Johann Friedrich Städel (1728–1816) was a German banker and patron of the arts. He founded the Städel Art Institute in his will, donating his entire fortune, art collection and house to the institute.

== Life ==
Städel was born to Johann Daniel Städel, a spice trader who moved to Frankfurt in 1718, and Maria Dorothea Petzel, the daughter of a wealthy merchant. After his parents' deaths in 1777 and 1778, Städel took over the business, but soon transferred to banking. He was very successful in this business, doubling his wealth between 1783 and his death in 1816. He lived in his parents' house in the Kornmarkt until 1777 before moving into his own home on the Roßmarkt.

Städel began collecting paintings and drawings in 1770. By the time of his death, his collection contained around 500 paintings, mostly by Flemish, Dutch and German painters of the 17th and 18th centuries. The collection also contained over 4000 drawings. Johann Wolfgang von Goethe, the famous playwright and poet, visited the collection several times.

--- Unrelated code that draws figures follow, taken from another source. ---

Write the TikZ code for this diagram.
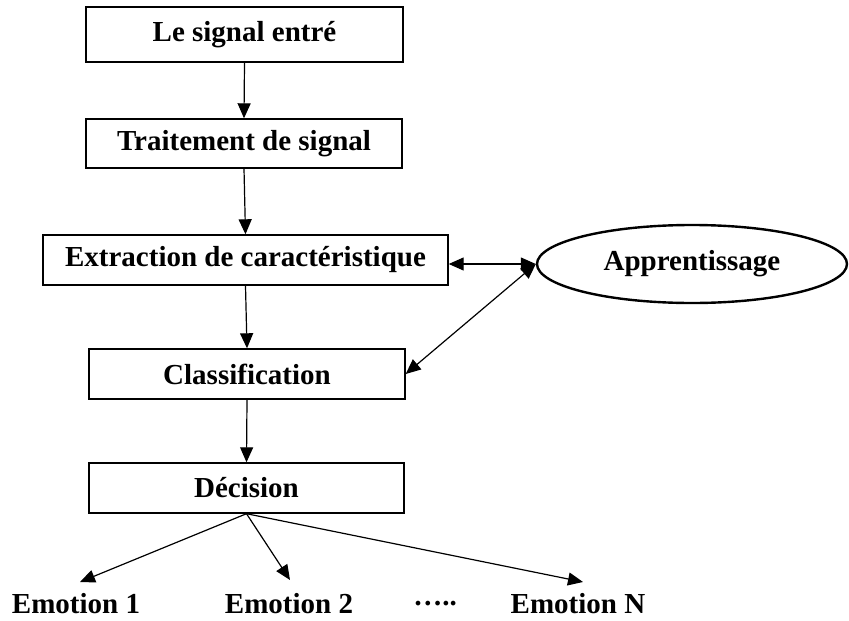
\documentclass[tikz,border=0pt]{standalone}
\usepackage{fontspec}
\setmainfont{Liberation Serif}
\usetikzlibrary{arrows.meta,shapes.geometric}
\begin{document}
\begin{tikzpicture}[x=1pt,y=-1pt,
  lbl/.style={font=\fontsize{29}{34}\selectfont\bfseries, inner sep=0pt},
  stepbox/.style={draw, line width=1.4pt, lbl, rectangle},
  arr/.style={line width=1.2pt, -{Triangle[length=15pt,width=13pt]}},
  darr/.style={line width=1.2pt, {Triangle[length=15pt,width=13pt]}-{Triangle[length=15pt,width=13pt]}}]
\useasboundingbox (0,0) rectangle (849,621);
\node[stepbox, minimum width=317pt, minimum height=55pt] (b1) at (244.5,34.5) {Le signal entré};
\node[stepbox, minimum width=316pt, minimum height=49pt] (b2) at (244,143.5) {Traitement de signal};
\node[stepbox, minimum width=405pt, minimum height=50pt] (b3) at (245.5,260) {Extraction de caractéristique};
\node[stepbox, minimum width=316pt, minimum height=50pt] (b4) at (247,374) {Classification};
\node[stepbox, minimum width=315pt, minimum height=50pt] (b5) at (246.5,488) {Décision};
\node[lbl, draw, ellipse, line width=2.4pt, minimum width=310pt, minimum height=78pt] (ap) at (692,264) {Apprentissage};
\node[lbl] (e1) at (76,604) {Emotion 1};
\node[lbl] (e2) at (289,604) {Emotion 2};
\node[lbl] (dots) at (435,604) {…..};
\node[lbl] (en) at (578,604) {Emotion N};
\coordinate (t1) at (80,582);
\coordinate (t2) at (290,580);
\coordinate (tn) at (583,582);
\draw[arr] (b1.south) -- (b2.north);
\draw[arr] (b2.south) -- (b3.north);
\draw[arr] (b3.south) -- (b4.north);
\draw[arr] (b4.south) -- (b5.north);
\draw[darr] (b3.east |- ap.west) -- (ap.west);
\draw[darr] (ap.west) -- (b4.east);
\draw[arr] (b5.south) -- (t1);
\draw[arr] (b5.south) -- (t2);
\draw[arr] (b5.south) -- (tn);
\end{tikzpicture}
\end{document}
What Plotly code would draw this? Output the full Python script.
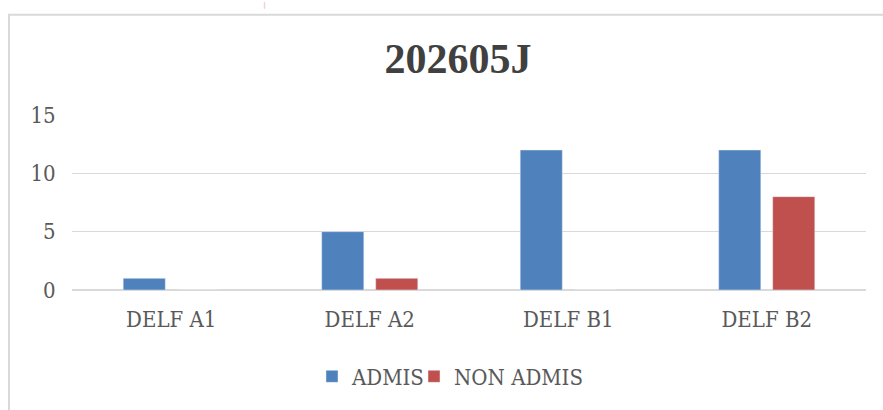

Städel did not marry and had no children. Since 1793 he had planned to create an art institute. In 1811 he requested permission to found an institute from Karl Theodor von Dalberg, the Grand Duke of Frankfurt. In Städel's will, he stipulated that both a public art collection (the Städel Kunstinstitut) as well as an art school (the Städelschule) be created in his name. He also stated that his paintings could be sold, and the institute should seek the "best" possible collections. All of the artworks owned by Städel were transferred to the collection upon his death in 1816.